### To do
Write every line out verbatim and omit the pictures.

### Given material
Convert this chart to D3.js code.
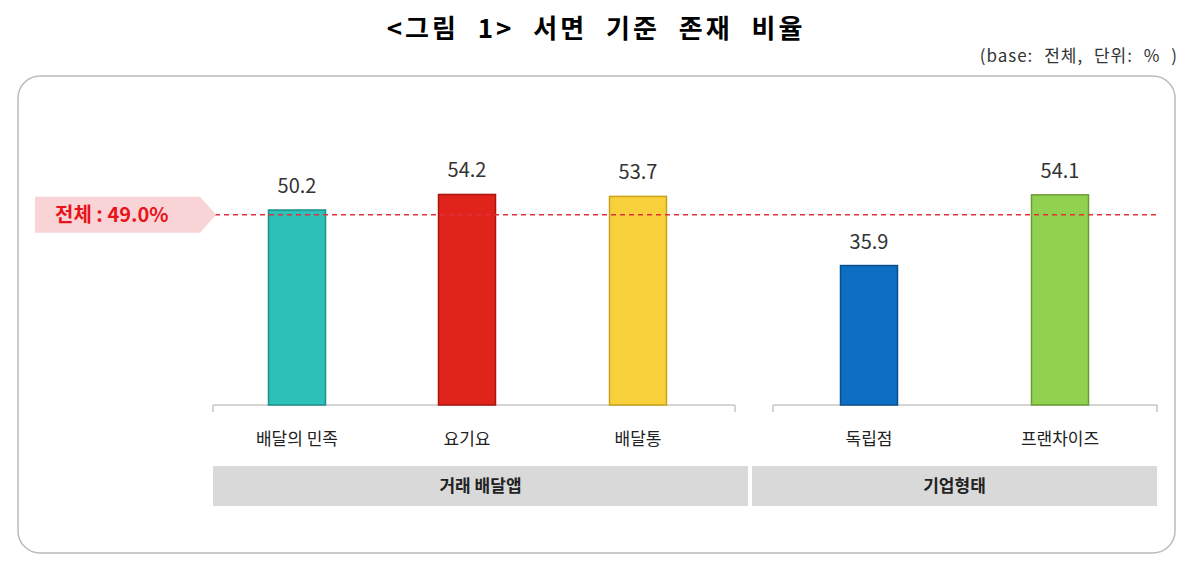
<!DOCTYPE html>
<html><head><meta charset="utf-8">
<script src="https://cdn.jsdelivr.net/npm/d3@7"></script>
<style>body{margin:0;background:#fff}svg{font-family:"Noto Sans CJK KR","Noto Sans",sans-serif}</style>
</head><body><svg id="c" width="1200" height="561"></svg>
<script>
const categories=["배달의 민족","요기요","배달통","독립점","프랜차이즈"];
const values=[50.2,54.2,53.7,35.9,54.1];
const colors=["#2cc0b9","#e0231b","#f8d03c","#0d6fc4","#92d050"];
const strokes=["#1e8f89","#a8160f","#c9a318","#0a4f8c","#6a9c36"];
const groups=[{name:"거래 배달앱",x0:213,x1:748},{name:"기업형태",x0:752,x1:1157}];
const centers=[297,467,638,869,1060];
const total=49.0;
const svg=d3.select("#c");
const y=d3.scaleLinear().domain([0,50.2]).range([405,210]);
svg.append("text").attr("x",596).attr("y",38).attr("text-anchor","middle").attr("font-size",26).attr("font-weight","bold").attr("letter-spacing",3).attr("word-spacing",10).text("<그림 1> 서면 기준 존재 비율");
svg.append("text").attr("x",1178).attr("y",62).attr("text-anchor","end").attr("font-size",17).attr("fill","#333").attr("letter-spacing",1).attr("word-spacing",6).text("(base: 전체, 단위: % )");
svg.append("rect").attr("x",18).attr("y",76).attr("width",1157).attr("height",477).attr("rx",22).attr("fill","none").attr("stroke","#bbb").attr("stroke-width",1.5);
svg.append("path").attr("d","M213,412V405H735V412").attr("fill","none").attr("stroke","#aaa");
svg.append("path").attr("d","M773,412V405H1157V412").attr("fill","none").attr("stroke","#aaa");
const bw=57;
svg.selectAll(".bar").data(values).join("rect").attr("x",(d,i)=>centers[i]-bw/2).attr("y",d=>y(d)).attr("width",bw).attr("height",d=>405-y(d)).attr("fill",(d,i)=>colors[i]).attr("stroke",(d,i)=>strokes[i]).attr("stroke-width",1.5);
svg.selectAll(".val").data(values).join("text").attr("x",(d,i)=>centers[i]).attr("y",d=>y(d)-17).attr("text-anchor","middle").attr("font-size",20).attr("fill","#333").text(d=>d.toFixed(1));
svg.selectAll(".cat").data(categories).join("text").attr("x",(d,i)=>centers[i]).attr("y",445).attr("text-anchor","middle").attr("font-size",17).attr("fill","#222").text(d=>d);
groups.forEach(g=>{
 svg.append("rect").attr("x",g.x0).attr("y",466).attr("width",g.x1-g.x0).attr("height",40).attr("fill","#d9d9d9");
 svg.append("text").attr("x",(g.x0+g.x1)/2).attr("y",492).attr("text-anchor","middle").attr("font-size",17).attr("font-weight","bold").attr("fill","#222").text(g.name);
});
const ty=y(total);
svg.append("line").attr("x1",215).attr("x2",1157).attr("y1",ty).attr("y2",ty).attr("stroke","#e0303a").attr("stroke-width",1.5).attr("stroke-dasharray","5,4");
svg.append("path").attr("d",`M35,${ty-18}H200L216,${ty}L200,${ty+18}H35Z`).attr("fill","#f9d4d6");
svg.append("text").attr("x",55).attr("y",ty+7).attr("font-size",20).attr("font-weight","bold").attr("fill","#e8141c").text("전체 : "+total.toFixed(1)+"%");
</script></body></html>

### Response to this exercise
Convert this chart to D3.js code.
<!DOCTYPE html>
<html><head><meta charset="utf-8">
<script src="https://cdn.jsdelivr.net/npm/d3@7"></script>
<style>body{margin:0;background:#fff}svg{font-family:"Noto Sans CJK KR","Noto Sans",sans-serif}</style>
</head><body><svg id="c" width="1200" height="561"></svg>
<script>
const categories=["배달의 민족","요기요","배달통","독립점","프랜차이즈"];
const values=[50.2,54.2,53.7,35.9,54.1];
const colors=["#2cc0b9","#e0231b","#f8d03c","#0d6fc4","#92d050"];
const strokes=["#1e8f89","#a8160f","#c9a318","#0a4f8c","#6a9c36"];
const groups=[{name:"거래 배달앱",x0:213,x1:748},{name:"기업형태",x0:752,x1:1157}];
const centers=[297,467,638,869,1060];
const total=49.0;
const svg=d3.select("#c");
const y=d3.scaleLinear().domain([0,50.2]).range([405,210]);
svg.append("text").attr("x",596).attr("y",38).attr("text-anchor","middle").attr("font-size",26).attr("font-weight","bold").attr("letter-spacing",3).attr("word-spacing",10).text("<그림 1> 서면 기준 존재 비율");
svg.append("text").attr("x",1178).attr("y",62).attr("text-anchor","end").attr("font-size",17).attr("fill","#333").attr("letter-spacing",1).attr("word-spacing",6).text("(base: 전체, 단위: % )");
svg.append("rect").attr("x",18).attr("y",76).attr("width",1157).attr("height",477).attr("rx",22).attr("fill","none").attr("stroke","#bbb").attr("stroke-width",1.5);
svg.append("path").attr("d","M213,412V405H735V412").attr("fill","none").attr("stroke","#aaa");
svg.append("path").attr("d","M773,412V405H1157V412").attr("fill","none").attr("stroke","#aaa");
const bw=57;
svg.selectAll(".bar").data(values).join("rect").attr("x",(d,i)=>centers[i]-bw/2).attr("y",d=>y(d)).attr("width",bw).attr("height",d=>405-y(d)).attr("fill",(d,i)=>colors[i]).attr("stroke",(d,i)=>strokes[i]).attr("stroke-width",1.5);
svg.selectAll(".val").data(values).join("text").attr("x",(d,i)=>centers[i]).attr("y",d=>y(d)-17).attr("text-anchor","middle").attr("font-size",20).attr("fill","#333").text(d=>d.toFixed(1));
svg.selectAll(".cat").data(categories).join("text").attr("x",(d,i)=>centers[i]).attr("y",445).attr("text-anchor","middle").attr("font-size",17).attr("fill","#222").text(d=>d);
groups.forEach(g=>{
 svg.append("rect").attr("x",g.x0).attr("y",466).attr("width",g.x1-g.x0).attr("height",40).attr("fill","#d9d9d9");
 svg.append("text").attr("x",(g.x0+g.x1)/2).attr("y",492).attr("text-anchor","middle").attr("font-size",17).attr("font-weight","bold").attr("fill","#222").text(g.name);
});
const ty=y(total);
svg.append("line").attr("x1",215).attr("x2",1157).attr("y1",ty).attr("y2",ty).attr("stroke","#e0303a").attr("stroke-width",1.5).attr("stroke-dasharray","5,4");
svg.append("path").attr("d",`M35,${ty-18}H200L216,${ty}L200,${ty+18}H35Z`).attr("fill","#f9d4d6");
svg.append("text").attr("x",55).attr("y",ty+7).attr("font-size",20).attr("font-weight","bold").attr("fill","#e8141c").text("전체 : "+total.toFixed(1)+"%");
</script></body></html>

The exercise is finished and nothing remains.